The Shrewsbury Arms is owned by several hundred people. Not a brewery, not a couple who fancied a change of pace, but shareholders in the Kingstone Community Society, who bought the pub at auction in April 2019 after it had stood closed for two years and reopened it that September. It's now a registered Asset of Community Value — the kind of status a village only bothers with once it's lost a pub.
Inside there's a real fireplace, a games corner for cribbage and dominoes, and a function room that seats sixty. Dogs are allowed in the bar, and there's a beer garden for when the weather cooperates. It's open Wednesday to Sunday, closed Monday and Tuesday, worth knowing before you turn up expecting a Monday dinner.
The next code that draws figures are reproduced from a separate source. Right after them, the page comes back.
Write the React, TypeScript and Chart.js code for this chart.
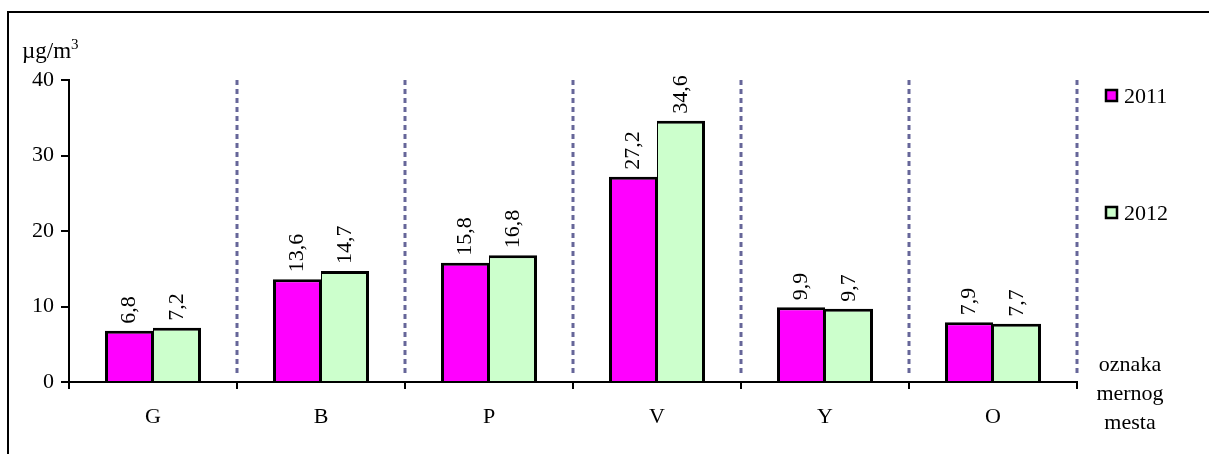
import React, { useEffect, useRef } from "react";
import { Chart, registerables } from "chart.js";

Chart.register(...registerables);

const categories = ["G", "B", "P", "V", "Y", "O"];
const series2011 = [6.8, 13.6, 15.8, 27.2, 9.9, 7.9];
const series2012 = [7.2, 14.7, 16.8, 34.6, 9.7, 7.7];
const seriesNames = ["2011", "2012"];
const seriesColors = ["#FF00FF", "#CCFFCC"];
const yMin = 0;
const yMax = 40;
const yStep = 10;
const unitLabel = "µg/m";
const unitSup = "3";
const xTitleLines = ["oznaka", "mernog", "mesta"];

const FONT = "'Liberation Serif', 'Times New Roman', serif";
const FS = 22;
const FS_LABEL = 22;

const fmt = (v: number) => v.toFixed(1).replace(".", ",");

const decorPlugin = {
  id: "decor",
  beforeDraw(chart: any) {
    const ctx = chart.ctx;
    ctx.save();
    ctx.fillStyle = "#ffffff";
    ctx.fillRect(0, 0, chart.width, chart.height);
    ctx.fillStyle = "#000000";
    ctx.fillRect(7, 11, 2, chart.height - 11);
    ctx.fillRect(7, 11, chart.width - 7, 2);
    const { top, bottom, left, right } = chart.chartArea;
    const n = chart.data.labels.length;
    const w = (right - left) / n;
    ctx.strokeStyle = "#666699";
    ctx.lineWidth = 3;
    ctx.setLineDash([5, 4]);
    for (let i = 1; i <= n; i++) {
      const x = Math.round(left + i * w);
      ctx.beginPath();
      ctx.moveTo(x, top);
      ctx.lineTo(x, bottom - 7);
      ctx.stroke();
    }
    ctx.restore();
  },
  afterDatasetsDraw(chart: any) {
    const ctx = chart.ctx;
    ctx.save();
    ctx.font = `${FS_LABEL}px ${FONT}`;
    ctx.fillStyle = "#000";
    ctx.textAlign = "left";
    ctx.textBaseline = "middle";
    chart.data.datasets.forEach((ds: any, di: number) => {
      const meta = chart.getDatasetMeta(di);
      meta.data.forEach((bar: any, i: number) => {
        ctx.save();
        ctx.translate(bar.x, bar.y - 7);
        ctx.rotate(-Math.PI / 2);
        ctx.fillText(fmt(ds.data[i]), 0, 0);
        ctx.restore();
      });
    });
    ctx.restore();
  },
  afterDraw(chart: any) {
    const ctx = chart.ctx;
    ctx.save();
    ctx.fillStyle = "#000";
    // unit label
    ctx.font = `23px ${FONT}`;
    ctx.textAlign = "left";
    ctx.textBaseline = "alphabetic";
    ctx.fillText(unitLabel, 22, 58);
    const uw = ctx.measureText(unitLabel).width;
    ctx.font = `15px ${FONT}`;
    ctx.fillText(unitSup, 22 + uw, 49);
    // x axis title
    ctx.font = `${FS}px ${FONT}`;
    ctx.textAlign = "center";
    ctx.textBaseline = "middle";
    const { right } = chart.chartArea;
    const cx = right + 53;
    xTitleLines.forEach((t, i) => ctx.fillText(t, cx, 365 + i * 29));
    // legend
    const legendY = [96, 213];
    chart.data.datasets.forEach((ds: any, di: number) => {
      const y = legendY[di];
      const sx = right + 29;
      ctx.fillStyle = ds.backgroundColor;
      ctx.fillRect(sx, y - 6, 11, 11);
      ctx.strokeStyle = "#000";
      ctx.lineWidth = 2.5;
      ctx.strokeRect(sx, y - 6, 11, 11);
      ctx.fillStyle = "#000";
      ctx.textAlign = "left";
      ctx.fillText(ds.label, sx + 18, y + 1);
    });
    ctx.restore();
  },
};

export default function App() {
  const ref = useRef<HTMLCanvasElement | null>(null);
  useEffect(() => {
    if (!ref.current) return;
    const chart = new Chart(ref.current, {
      type: "bar",
      data: {
        labels: categories,
        datasets: [
          {
            label: seriesNames[0],
            data: series2011,
            backgroundColor: seriesColors[0],
            borderColor: "#000",
            borderWidth: { top: 3, left: 3, right: 2, bottom: 0 },
            borderSkipped: "bottom",
          },
          {
            label: seriesNames[1],
            data: series2012,
            backgroundColor: seriesColors[1],
            borderColor: "#000",
            borderWidth: { top: 3, left: 1, right: 3, bottom: 0 },
            borderSkipped: "bottom",
          },
        ],
      },
      options: {
        responsive: false,
        animation: false,
        devicePixelRatio: 1,
        layout: { padding: { top: 80, right: 132, left: 0, bottom: 0 } },
        datasets: {
          bar: { categoryPercentage: 96 / 168, barPercentage: 1 },
        },
        plugins: {
          legend: { display: false },
          tooltip: { enabled: false },
          title: { display: false },
        },
        scales: {
          x: {
            afterFit: (s: any) => {
              s.height = 72;
            },
            grid: {
              offset: true,
              drawOnChartArea: false,
              drawTicks: true,
              tickLength: 7,
              color: "#000",
              lineWidth: 2,
            },
            border: { color: "#000", width: 2 },
            ticks: {
              color: "#000",
              font: { family: FONT, size: FS },
              padding: 15,
              maxRotation: 0,
            },
          },
          y: {
            min: yMin,
            max: yMax,
            afterFit: (s: any) => {
              s.width = 69;
            },
            grid: {
              drawOnChartArea: false,
              drawTicks: true,
              tickLength: 8,
              color: "#000",
              lineWidth: 2,
            },
            border: { color: "#000", width: 2 },
            ticks: {
              stepSize: yStep,
              color: "#000",
              font: { family: FONT, size: FS },
              padding: 7,
            },
          },
        },
      },
      plugins: [decorPlugin],
    });
    return () => chart.destroy();
  }, []);
  return (
    <div style={{ position: "absolute", left: 0, top: 0, width: 1209, height: 454 }}>
      <canvas ref={ref} width={1209} height={454} style={{ display: "block" }} />
    </div>
  );
}
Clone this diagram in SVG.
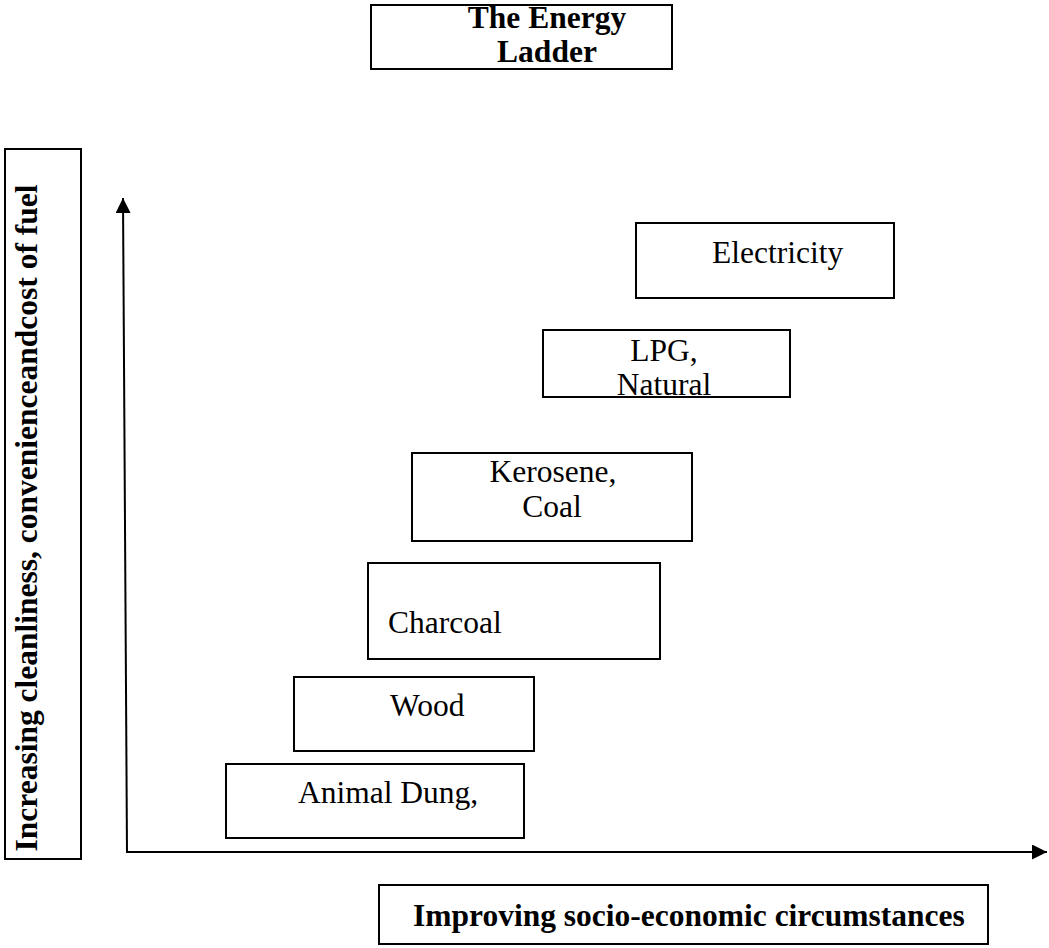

Everything on the menu bar the bread and ice cream is made on site — bread from Buckley Bakehouse, ice cream from Needwoods. Fish pie and the pie of the day both run £16, beer-battered haddock is £15, and there's a fixed-price lunch menu Monday to Friday, noon till five. Regulars on the bar are Marston's Pedigree and Uttoxeter Brewing Company's Paddock Porter, alongside one changing guest ale, usually local.
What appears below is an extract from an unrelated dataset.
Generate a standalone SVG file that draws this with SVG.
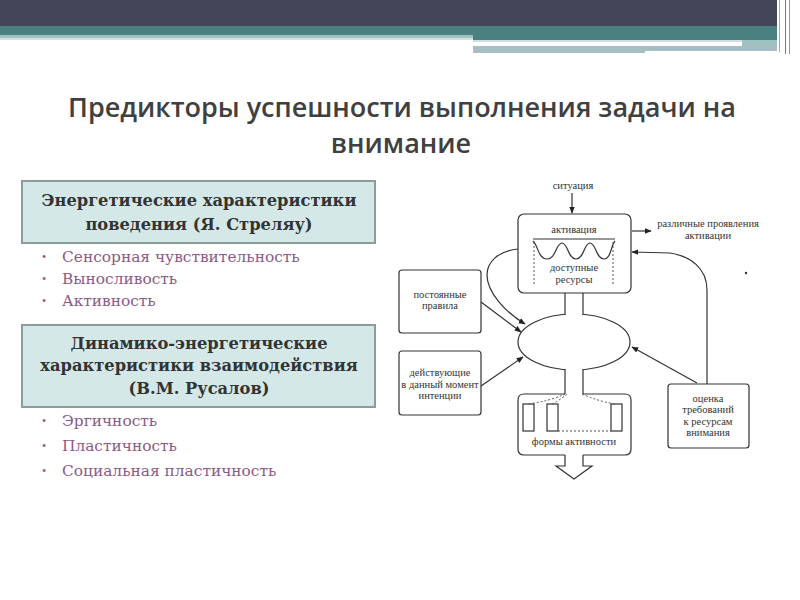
<svg xmlns="http://www.w3.org/2000/svg" width="800" height="600" viewBox="0 0 800 600">
<style>
.title{font-family:"Open Sans","DejaVu Sans",sans-serif;font-size:27px;font-weight:600;fill:#404040;text-anchor:middle}
.hbox{fill:#d4e8e8;stroke:#8c9c9c;stroke-width:2}
.htxt{font-family:"DejaVu Serif",serif;font-weight:bold;font-size:16.3px;fill:#333;text-anchor:middle}
.bul{font-family:"DejaVu Serif",serif;font-size:15.4px;fill:#8a5a88}
.dot{font-family:"Liberation Serif",serif;font-size:12px;fill:#8a5a88}
.ln{fill:none;stroke:#333;stroke-width:1.2}
.bx{fill:#fff;stroke:#333;stroke-width:1.2}
.dsh{fill:none;stroke:#555;stroke-width:1;stroke-dasharray:2 2}
.dt{font-family:"Liberation Serif",serif;font-size:10.5px;fill:#333;text-anchor:middle}
</style>
<defs>
<marker id="ah" viewBox="0 0 10 10" refX="9" refY="5" markerWidth="7" markerHeight="7" orient="auto" markerUnits="userSpaceOnUse">
<path d="M0,1 L10,5 L0,9 Z" fill="#222"/>
</marker>
</defs>
<rect width="800" height="600" fill="#fff"/>
<g id="header">
<rect x="0" y="0" width="777" height="26" fill="#424457"/>
<rect x="0" y="26" width="777" height="9" fill="#4a8080"/>
<rect x="473" y="35" width="304" height="5" fill="#4a8080"/>
<rect x="0" y="35" width="473" height="3" fill="#9fc1c3"/>
<rect x="0" y="38" width="473" height="2" fill="#d3e3e4"/>
<rect x="742" y="40" width="35" height="10" fill="#9fc1c3"/>
<rect x="473" y="40" width="269" height="2" fill="#cfe0e0"/>
<rect x="473" y="46" width="172" height="7" fill="#a7bfc2"/>
<rect x="645" y="46" width="97" height="5" fill="#a7bfc2"/>
<rect x="742" y="46" width="35" height="5" fill="#a7bfc2"/>
<line x1="779.5" y1="0" x2="779.5" y2="52" stroke="#9aa" stroke-width="1"/>
<line x1="785.5" y1="0" x2="785.5" y2="54" stroke="#777" stroke-width="1"/>
<line x1="789.5" y1="0" x2="789.5" y2="54" stroke="#999" stroke-width="1"/>
</g>
<g id="title">
<text class="title" x="402" y="117">Предикторы успешности выполнения задачи на</text>
<text class="title" x="401" y="153">внимание</text>
</g>
<g id="box1">
<rect class="hbox" x="22" y="181" width="353" height="62"/>
<text class="htxt" x="199" y="206">Энергетические характеристики</text>
<text class="htxt" x="199" y="230">поведения (Я. Стреляу)</text>
</g>
<g id="list1">
<text class="dot" x="42" y="261">•</text><text class="bul" x="62" y="262">Сенсорная чувствительность</text>
<text class="dot" x="42" y="283">•</text><text class="bul" x="62" y="284">Выносливость</text>
<text class="dot" x="42" y="305">•</text><text class="bul" x="62" y="306">Активность</text>
</g>
<g id="box2">
<rect class="hbox" x="22" y="325" width="353" height="82"/>
<text class="htxt" x="199" y="349">Динамико-энергетические</text>
<text class="htxt" x="199" y="371">характеристики взаимодействия</text>
<text class="htxt" x="199" y="394">(В.М. Русалов)</text>
</g>
<g id="list2">
<text class="dot" x="42" y="425">•</text><text class="bul" x="62" y="426">Эргичность</text>
<text class="dot" x="42" y="450">•</text><text class="bul" x="62" y="451">Пластичность</text>
<text class="dot" x="42" y="475">•</text><text class="bul" x="62" y="476">Социальная пластичность</text>
</g>
<g id="situation"><text class="dt" x="573" y="189">ситуация</text></g>
<g id="activation">
<rect class="bx" x="518" y="214" width="113" height="79" rx="6"/>
<text class="dt" x="574" y="233">активация</text>
<line class="ln" x1="533" y1="239" x2="615" y2="239"/>
<path class="ln" d="M533,241 C538,245 538,259 547,259 C556,259 556,243 562,243 C568,243 568,259 576,259 C584,259 584,243 590,243 C596,243 596,259 604,259 C611,259 611,245 615,241"/>
<line class="dsh" x1="534" y1="242" x2="534" y2="284"/>
<line class="dsh" x1="613" y1="242" x2="613" y2="284"/>
<text class="dt" x="574" y="271">доступные</text>
<text class="dt" x="574" y="283">ресурсы</text>
</g>
<g id="variants"><text class="dt" x="708" y="227">различные проявления</text><text class="dt" x="708" y="239">активации</text></g>
<g id="core">
<ellipse class="bx" cx="574" cy="342" rx="56" ry="28"/>
<rect x="565.6" y="312" width="16.8" height="60" fill="#fff"/>
<line class="ln" x1="565" y1="293" x2="565" y2="314.5"/>
<line class="ln" x1="583" y1="293" x2="583" y2="314.5"/>
<line class="ln" x1="565" y1="369.5" x2="565" y2="394"/>
<line class="ln" x1="583" y1="369.5" x2="583" y2="394"/>
</g>
<g id="forms">
<path class="ln" d="M565,394 L524,394 Q518,394 518,400 L518,449 Q518,455 524,455 L565,455 M583,455 L625,455 Q631,455 631,449 L631,400 Q631,394 625,394 L583,394"/>
<rect class="bx" x="523" y="404" width="11" height="27"/>
<rect class="bx" x="547" y="404" width="11" height="27"/>
<rect class="bx" x="611" y="404" width="11" height="27"/>
<path class="dsh" d="M565,394 Q550,401 528,404"/>
<path class="dsh" d="M567,394 Q560,400 552,404"/>
<path class="dsh" d="M582,394 Q600,402 616,404"/>
<line class="dsh" x1="558" y1="431" x2="611" y2="431"/>
<text class="dt" x="574" y="445">формы активности</text>
<path class="ln" d="M565,455 L565,466 L556,466 L574,479 L592,466 L583,466 L583,455"/>
</g>
<g id="rules">
<rect class="bx" x="399" y="270" width="82" height="63" rx="3"/>
<text class="dt" x="440" y="298">постоянные</text>
<text class="dt" x="440" y="309">правила</text>
</g>
<g id="intentions">
<rect class="bx" x="399" y="351" width="82" height="64" rx="3"/>
<text class="dt" x="440" y="376">действующие</text>
<text class="dt" x="440" y="388">в данный момент</text>
<text class="dt" x="440" y="399">интенции</text>
</g>
<g id="assessment">
<rect class="bx" x="668" y="384" width="81" height="64" rx="3"/>
<text class="dt" x="708" y="402">оценка</text>
<text class="dt" x="708" y="413">требований</text>
<text class="dt" x="708" y="425">к ресурсам</text>
<text class="dt" x="708" y="436">внимания</text>
</g>
<g id="connectors">
<line class="ln" x1="572" y1="193" x2="572" y2="213" marker-end="url(#ah)"/>
<line class="ln" x1="632" y1="231" x2="651" y2="231" marker-end="url(#ah)"/>
<path class="ln" d="M518,249 C498,251 487,262 487,275 C487,292 505,312 525,324" marker-end="url(#ah)"/>
<line class="ln" x1="481" y1="302" x2="521" y2="332" marker-end="url(#ah)"/>
<line class="ln" x1="481" y1="386" x2="523" y2="357" marker-end="url(#ah)"/>
<line class="ln" x1="697" y1="383" x2="632" y2="347" marker-end="url(#ah)"/>
<path class="ln" d="M707,384 L707,290 C707,268 690,256 670,253 L632,252" marker-end="url(#ah)"/>
</g>
<circle cx="746" cy="273" r="1.2" fill="#333"/>
</svg>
Head Chef Adam Bonner runs the kitchen; Emma Smith, Kay Hughes and Tracy Punchard manage the floor, having already turned round the Red Lion at Newborough before taking this one on. "At the end of the meal, we had a lovely chat with Kay, who runs the pub," reads one Tripadvisor review. CAMRA gave it a Rising Star award in 2020 and runner-up for Pub of the Year in 2022.
There's no independent shop, butcher or bakery in Kingstone itself — the nearest is Denstone Hall Farm Shop & Café, a short drive away in Denstone.
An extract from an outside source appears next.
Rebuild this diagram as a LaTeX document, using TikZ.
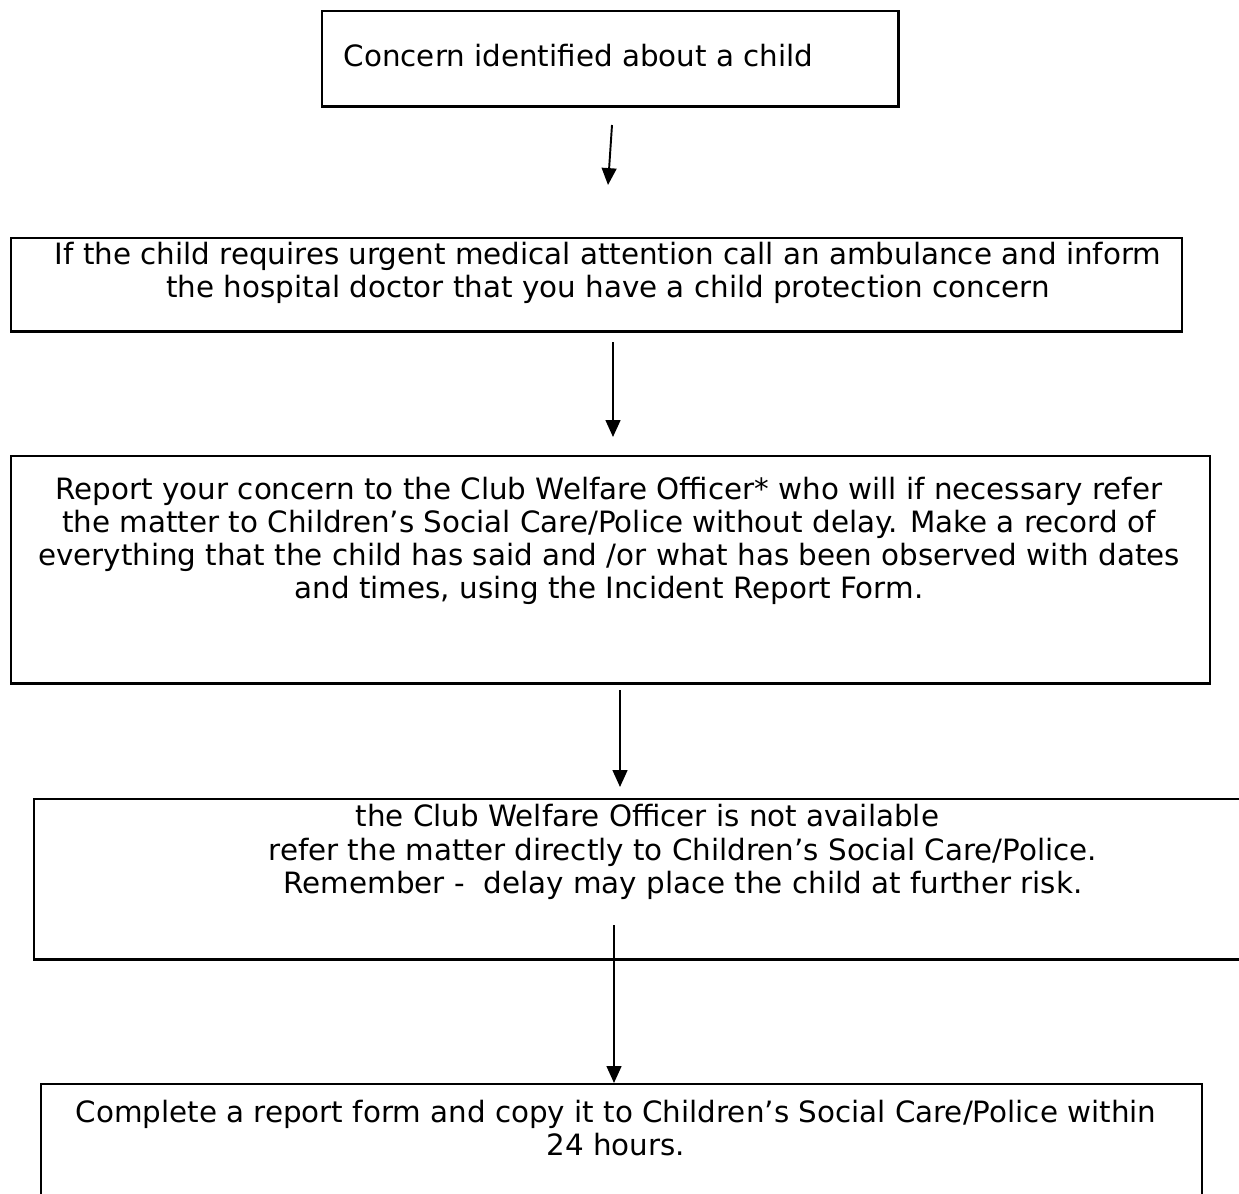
\documentclass[tikz,border=0pt]{standalone}
\usepackage{fontspec}
\setmainfont{DejaVu Sans}
\usetikzlibrary{arrows.meta}
\newcommand{\flowfont}{\fontsize{8.35pt}{9.45pt}\selectfont}

\begin{document}
\begin{tikzpicture}[x=0.01cm, y=-0.01cm,
  stepbox/.style={draw, line width=0.7pt, inner sep=0pt, anchor=north west},
  steptext/.style={font=\flowfont, inner sep=0pt, align=center},
  flowarrow/.style={line width=0.55pt, -{Triangle[length=4.8pt, width=4.2pt]}}]

\useasboundingbox (0,0) rectangle (1239,1194);

% boxes
\node[stepbox, minimum width=5.76cm, minimum height=0.95cm] at (321,10) (concern) {};
\node[stepbox, minimum width=11.70cm, minimum height=0.93cm] at (10,237) (medical) {};
\node[stepbox, minimum width=11.98cm, minimum height=2.27cm] at (10,455) (report) {};
\node[stepbox, minimum width=13.00cm, minimum height=1.60cm] at (33,798) (notavail) {};
\node[stepbox, minimum width=11.60cm, minimum height=2.00cm] at (40,1083) (complete) {};

% texts
\node[steptext, anchor=base west] at (343,67) (concerntxt) {Concern identified about a child};
\node[steptext, anchor=north] at (608,241) (medicaltxt) {If the child requires urgent medical attention call an ambulance and inform\\the hospital doctor that you have a child protection concern};
\node[steptext, anchor=north] at (609,476) (reporttxt) {Report your concern to the Club Welfare Officer* who will if necessary refer\\the matter to Children’s Social Care/Police without delay. Make a record of\\everything that the child has said and /or what has been observed with dates\\and times, using the Incident Report Form.};
\node[steptext, anchor=base west] at (355,826) (notavailtxt) {the Club Welfare Officer is not available};
\node[steptext, anchor=base west] at (268,860) (directtxt) {refer the matter directly to Children’s Social Care/Police.};
\node[steptext, anchor=base west] at (283,893) (remembertxt) {Remember -~ delay may place the child at further risk.};
\node[steptext, anchor=north] at (616,1099) (completetxt) {Complete a report form and copy it to Children’s Social Care/Police within\\24 hours.};

% arrows
\coordinate (a1s) at (612,125);
\coordinate (a1e) at (608,185);
\coordinate (a2s) at (613,342);
\coordinate (a2e) at (613,437);
\coordinate (a3s) at (620,690);
\coordinate (a3e) at (620,787);
\coordinate (a4s) at (614,925);
\draw[flowarrow] (a1s) -- (a1e);
\draw[flowarrow] (a2s) -- (a2e);
\draw[flowarrow] (a3s) -- (a3e);
\draw[flowarrow] (a4s) -- (a4s |- complete.north);

\end{tikzpicture}
\end{document}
For walking, the Blithfield Reservoir route is the one to know: nine miles across farmland and woodland, following the River Blithe through the villages and farms on its way, with, by one account, "lots of stiles, some of them high." The wet meadows below the reservoir dam hold badgers, foxes, rabbits, herons, moorhens and kingfishers. Kingstone Wood is part of the old Bagots Forest.
The Manor Golf Club on Leese Hill, family-run since 1991, is a 6,092-yard parkland course, green fees roughly £18 to £28, visitors welcome daily. Kingstone Recreation Ground has a playing field, a tennis court and a children's play area.
The church, St John the Baptist, was rebuilt in 1860–61 in the Early Decorated style, replacing a church recorded here since at least 1175 that had been judged "very much decayed" by 1851. Architect David Brandon designed it, with the south aisle added later by G. E. Street. Sir Simon Degge, a 17th-century Staffordshire judge who built himself a private chapel at the old church, was buried there, and his memorial inscriptions were carried across into the new building.
Kingstone as it now stands dates only to 1862, when the parish church went up; the 2011 census counted 629 people, close to what it's been since. The Shrewsbury Arms takes its name from the Earls of Shrewsbury, whose seat, Wanfield Hall, stands nearby since 1924, when Alton Towers was sold off after the 20th Earl's death.
Uttoxeter station is 3.2 miles away, the village sits just off the A518, and the 841 bus runs to Uttoxeter and Stafford Monday to Saturday. None of which matters much once you're at the fireside table with a hand of cribbage and a pint of Paddock Porter, in a pub that several hundred people quite literally own a piece of.